• [WHAT THE TASK REQUIRES]:
Give back the full listing verbatim, apart from its images.

───── RECORD EXCERPTS ─────

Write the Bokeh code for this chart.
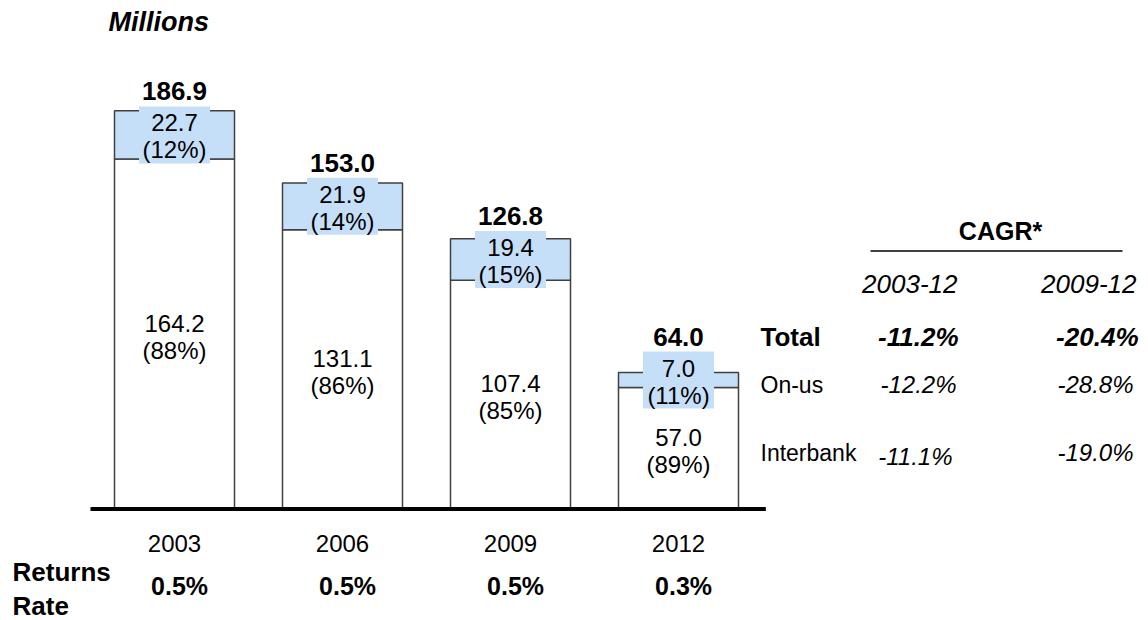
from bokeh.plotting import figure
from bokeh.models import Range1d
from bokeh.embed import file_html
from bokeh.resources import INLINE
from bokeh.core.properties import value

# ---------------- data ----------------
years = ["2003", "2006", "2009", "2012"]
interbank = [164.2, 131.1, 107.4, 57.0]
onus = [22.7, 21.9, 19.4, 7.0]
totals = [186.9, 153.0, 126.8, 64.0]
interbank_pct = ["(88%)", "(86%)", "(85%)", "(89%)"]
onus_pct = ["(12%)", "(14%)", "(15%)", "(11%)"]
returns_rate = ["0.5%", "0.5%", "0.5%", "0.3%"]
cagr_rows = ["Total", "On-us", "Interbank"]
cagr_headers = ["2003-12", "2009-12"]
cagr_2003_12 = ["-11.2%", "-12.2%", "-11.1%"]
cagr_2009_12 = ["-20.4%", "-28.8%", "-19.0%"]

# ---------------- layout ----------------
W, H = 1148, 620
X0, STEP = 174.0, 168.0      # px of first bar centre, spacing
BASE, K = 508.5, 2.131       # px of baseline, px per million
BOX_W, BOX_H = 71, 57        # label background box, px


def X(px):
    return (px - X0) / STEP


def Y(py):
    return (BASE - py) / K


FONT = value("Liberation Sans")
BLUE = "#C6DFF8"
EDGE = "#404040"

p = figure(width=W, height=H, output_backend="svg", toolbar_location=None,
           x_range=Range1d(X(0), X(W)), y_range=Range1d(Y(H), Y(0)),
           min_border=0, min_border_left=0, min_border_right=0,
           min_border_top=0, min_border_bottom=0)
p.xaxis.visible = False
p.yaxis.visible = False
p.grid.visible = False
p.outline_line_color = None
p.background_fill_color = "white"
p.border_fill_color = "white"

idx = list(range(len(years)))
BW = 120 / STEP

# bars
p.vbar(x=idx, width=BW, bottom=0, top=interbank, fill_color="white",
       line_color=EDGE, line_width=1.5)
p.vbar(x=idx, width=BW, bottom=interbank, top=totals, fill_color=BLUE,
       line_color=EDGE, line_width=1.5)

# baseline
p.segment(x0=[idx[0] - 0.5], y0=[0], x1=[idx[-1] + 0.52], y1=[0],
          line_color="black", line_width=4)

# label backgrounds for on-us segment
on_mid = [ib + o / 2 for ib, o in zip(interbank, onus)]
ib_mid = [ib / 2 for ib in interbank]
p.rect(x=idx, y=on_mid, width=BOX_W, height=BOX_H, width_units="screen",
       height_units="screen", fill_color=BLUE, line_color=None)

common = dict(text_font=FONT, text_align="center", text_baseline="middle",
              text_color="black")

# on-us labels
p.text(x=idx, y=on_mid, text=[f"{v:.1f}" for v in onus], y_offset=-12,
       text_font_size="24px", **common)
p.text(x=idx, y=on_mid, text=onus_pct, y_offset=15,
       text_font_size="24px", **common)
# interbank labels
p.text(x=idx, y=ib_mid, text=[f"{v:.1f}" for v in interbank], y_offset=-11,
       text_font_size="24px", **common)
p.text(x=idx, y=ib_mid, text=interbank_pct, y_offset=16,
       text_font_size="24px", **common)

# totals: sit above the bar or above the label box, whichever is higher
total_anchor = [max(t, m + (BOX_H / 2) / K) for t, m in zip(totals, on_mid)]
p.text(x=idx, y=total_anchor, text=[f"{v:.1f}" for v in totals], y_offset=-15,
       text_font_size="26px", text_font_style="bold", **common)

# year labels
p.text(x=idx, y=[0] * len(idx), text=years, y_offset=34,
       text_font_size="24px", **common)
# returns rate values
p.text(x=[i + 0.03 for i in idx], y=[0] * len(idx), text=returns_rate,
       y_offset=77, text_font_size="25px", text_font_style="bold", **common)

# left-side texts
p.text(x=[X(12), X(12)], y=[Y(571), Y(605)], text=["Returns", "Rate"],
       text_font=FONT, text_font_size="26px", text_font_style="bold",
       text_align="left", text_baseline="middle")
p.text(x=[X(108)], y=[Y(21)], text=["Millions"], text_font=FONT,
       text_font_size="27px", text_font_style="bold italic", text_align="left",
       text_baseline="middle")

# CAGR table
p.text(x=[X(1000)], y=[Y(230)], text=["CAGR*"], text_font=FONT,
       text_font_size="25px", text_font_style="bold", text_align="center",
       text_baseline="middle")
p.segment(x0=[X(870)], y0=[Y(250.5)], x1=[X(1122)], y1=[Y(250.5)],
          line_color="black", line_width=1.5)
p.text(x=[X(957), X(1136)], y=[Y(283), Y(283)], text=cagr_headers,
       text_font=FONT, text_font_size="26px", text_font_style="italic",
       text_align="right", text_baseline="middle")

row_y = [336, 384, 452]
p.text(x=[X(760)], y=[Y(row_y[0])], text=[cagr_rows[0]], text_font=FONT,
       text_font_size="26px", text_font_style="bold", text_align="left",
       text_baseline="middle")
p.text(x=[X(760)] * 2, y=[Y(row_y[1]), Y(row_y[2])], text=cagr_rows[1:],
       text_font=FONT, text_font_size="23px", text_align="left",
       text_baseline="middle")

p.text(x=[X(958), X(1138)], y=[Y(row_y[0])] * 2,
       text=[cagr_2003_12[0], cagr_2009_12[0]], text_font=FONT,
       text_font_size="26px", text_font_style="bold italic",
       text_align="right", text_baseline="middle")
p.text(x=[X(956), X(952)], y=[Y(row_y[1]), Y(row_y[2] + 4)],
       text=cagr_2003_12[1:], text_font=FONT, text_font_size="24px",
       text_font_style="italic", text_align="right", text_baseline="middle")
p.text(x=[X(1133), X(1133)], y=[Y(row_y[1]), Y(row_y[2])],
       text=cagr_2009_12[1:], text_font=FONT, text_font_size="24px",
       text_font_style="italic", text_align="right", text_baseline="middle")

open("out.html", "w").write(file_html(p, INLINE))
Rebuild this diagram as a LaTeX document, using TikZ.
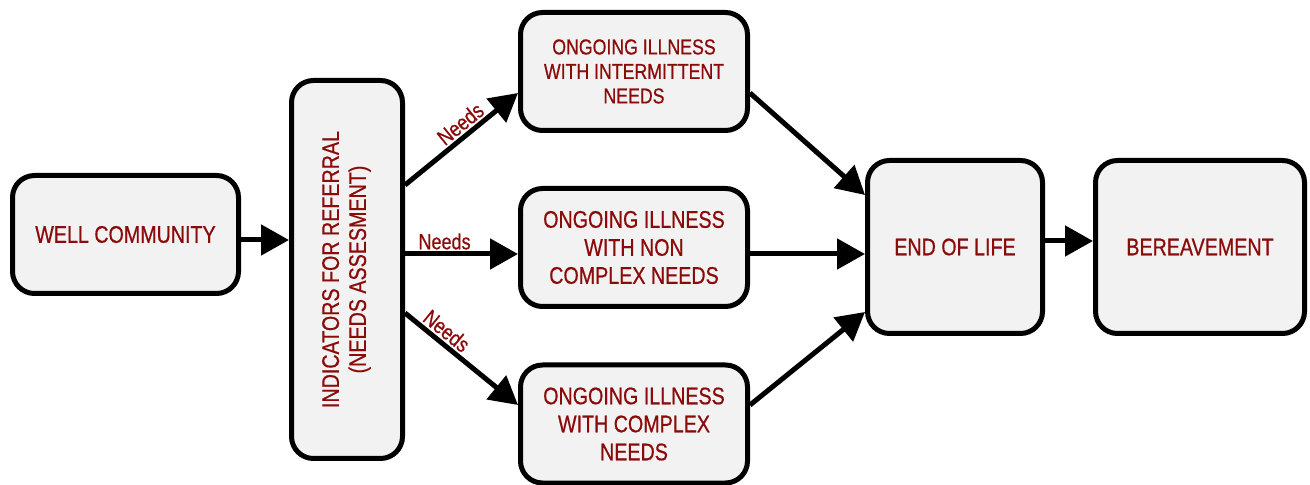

─────

• [COMPLETE ANSWER]:
Write the Bokeh code for this chart.
from bokeh.plotting import figure
from bokeh.models import Range1d
from bokeh.embed import file_html
from bokeh.resources import INLINE
from bokeh.core.properties import value

# ---------------- data ----------------
years = ["2003", "2006", "2009", "2012"]
interbank = [164.2, 131.1, 107.4, 57.0]
onus = [22.7, 21.9, 19.4, 7.0]
totals = [186.9, 153.0, 126.8, 64.0]
interbank_pct = ["(88%)", "(86%)", "(85%)", "(89%)"]
onus_pct = ["(12%)", "(14%)", "(15%)", "(11%)"]
returns_rate = ["0.5%", "0.5%", "0.5%", "0.3%"]
cagr_rows = ["Total", "On-us", "Interbank"]
cagr_headers = ["2003-12", "2009-12"]
cagr_2003_12 = ["-11.2%", "-12.2%", "-11.1%"]
cagr_2009_12 = ["-20.4%", "-28.8%", "-19.0%"]

# ---------------- layout ----------------
W, H = 1148, 620
X0, STEP = 174.0, 168.0      # px of first bar centre, spacing
BASE, K = 508.5, 2.131       # px of baseline, px per million
BOX_W, BOX_H = 71, 57        # label background box, px


def X(px):
    return (px - X0) / STEP


def Y(py):
    return (BASE - py) / K


FONT = value("Liberation Sans")
BLUE = "#C6DFF8"
EDGE = "#404040"

p = figure(width=W, height=H, output_backend="svg", toolbar_location=None,
           x_range=Range1d(X(0), X(W)), y_range=Range1d(Y(H), Y(0)),
           min_border=0, min_border_left=0, min_border_right=0,
           min_border_top=0, min_border_bottom=0)
p.xaxis.visible = False
p.yaxis.visible = False
p.grid.visible = False
p.outline_line_color = None
p.background_fill_color = "white"
p.border_fill_color = "white"

idx = list(range(len(years)))
BW = 120 / STEP

# bars
p.vbar(x=idx, width=BW, bottom=0, top=interbank, fill_color="white",
       line_color=EDGE, line_width=1.5)
p.vbar(x=idx, width=BW, bottom=interbank, top=totals, fill_color=BLUE,
       line_color=EDGE, line_width=1.5)

# baseline
p.segment(x0=[idx[0] - 0.5], y0=[0], x1=[idx[-1] + 0.52], y1=[0],
          line_color="black", line_width=4)

# label backgrounds for on-us segment
on_mid = [ib + o / 2 for ib, o in zip(interbank, onus)]
ib_mid = [ib / 2 for ib in interbank]
p.rect(x=idx, y=on_mid, width=BOX_W, height=BOX_H, width_units="screen",
       height_units="screen", fill_color=BLUE, line_color=None)

common = dict(text_font=FONT, text_align="center", text_baseline="middle",
              text_color="black")

# on-us labels
p.text(x=idx, y=on_mid, text=[f"{v:.1f}" for v in onus], y_offset=-12,
       text_font_size="24px", **common)
p.text(x=idx, y=on_mid, text=onus_pct, y_offset=15,
       text_font_size="24px", **common)
# interbank labels
p.text(x=idx, y=ib_mid, text=[f"{v:.1f}" for v in interbank], y_offset=-11,
       text_font_size="24px", **common)
p.text(x=idx, y=ib_mid, text=interbank_pct, y_offset=16,
       text_font_size="24px", **common)

# totals: sit above the bar or above the label box, whichever is higher
total_anchor = [max(t, m + (BOX_H / 2) / K) for t, m in zip(totals, on_mid)]
p.text(x=idx, y=total_anchor, text=[f"{v:.1f}" for v in totals], y_offset=-15,
       text_font_size="26px", text_font_style="bold", **common)

# year labels
p.text(x=idx, y=[0] * len(idx), text=years, y_offset=34,
       text_font_size="24px", **common)
# returns rate values
p.text(x=[i + 0.03 for i in idx], y=[0] * len(idx), text=returns_rate,
       y_offset=77, text_font_size="25px", text_font_style="bold", **common)

# left-side texts
p.text(x=[X(12), X(12)], y=[Y(571), Y(605)], text=["Returns", "Rate"],
       text_font=FONT, text_font_size="26px", text_font_style="bold",
       text_align="left", text_baseline="middle")
p.text(x=[X(108)], y=[Y(21)], text=["Millions"], text_font=FONT,
       text_font_size="27px", text_font_style="bold italic", text_align="left",
       text_baseline="middle")

# CAGR table
p.text(x=[X(1000)], y=[Y(230)], text=["CAGR*"], text_font=FONT,
       text_font_size="25px", text_font_style="bold", text_align="center",
       text_baseline="middle")
p.segment(x0=[X(870)], y0=[Y(250.5)], x1=[X(1122)], y1=[Y(250.5)],
          line_color="black", line_width=1.5)
p.text(x=[X(957), X(1136)], y=[Y(283), Y(283)], text=cagr_headers,
       text_font=FONT, text_font_size="26px", text_font_style="italic",
       text_align="right", text_baseline="middle")

row_y = [336, 384, 452]
p.text(x=[X(760)], y=[Y(row_y[0])], text=[cagr_rows[0]], text_font=FONT,
       text_font_size="26px", text_font_style="bold", text_align="left",
       text_baseline="middle")
p.text(x=[X(760)] * 2, y=[Y(row_y[1]), Y(row_y[2])], text=cagr_rows[1:],
       text_font=FONT, text_font_size="23px", text_align="left",
       text_baseline="middle")

p.text(x=[X(958), X(1138)], y=[Y(row_y[0])] * 2,
       text=[cagr_2003_12[0], cagr_2009_12[0]], text_font=FONT,
       text_font_size="26px", text_font_style="bold italic",
       text_align="right", text_baseline="middle")
p.text(x=[X(956), X(952)], y=[Y(row_y[1]), Y(row_y[2] + 4)],
       text=cagr_2003_12[1:], text_font=FONT, text_font_size="24px",
       text_font_style="italic", text_align="right", text_baseline="middle")
p.text(x=[X(1133), X(1133)], y=[Y(row_y[1]), Y(row_y[2])],
       text=cagr_2009_12[1:], text_font=FONT, text_font_size="24px",
       text_font_style="italic", text_align="right", text_baseline="middle")

open("out.html", "w").write(file_html(p, INLINE))
Rebuild this diagram as a LaTeX document, using TikZ.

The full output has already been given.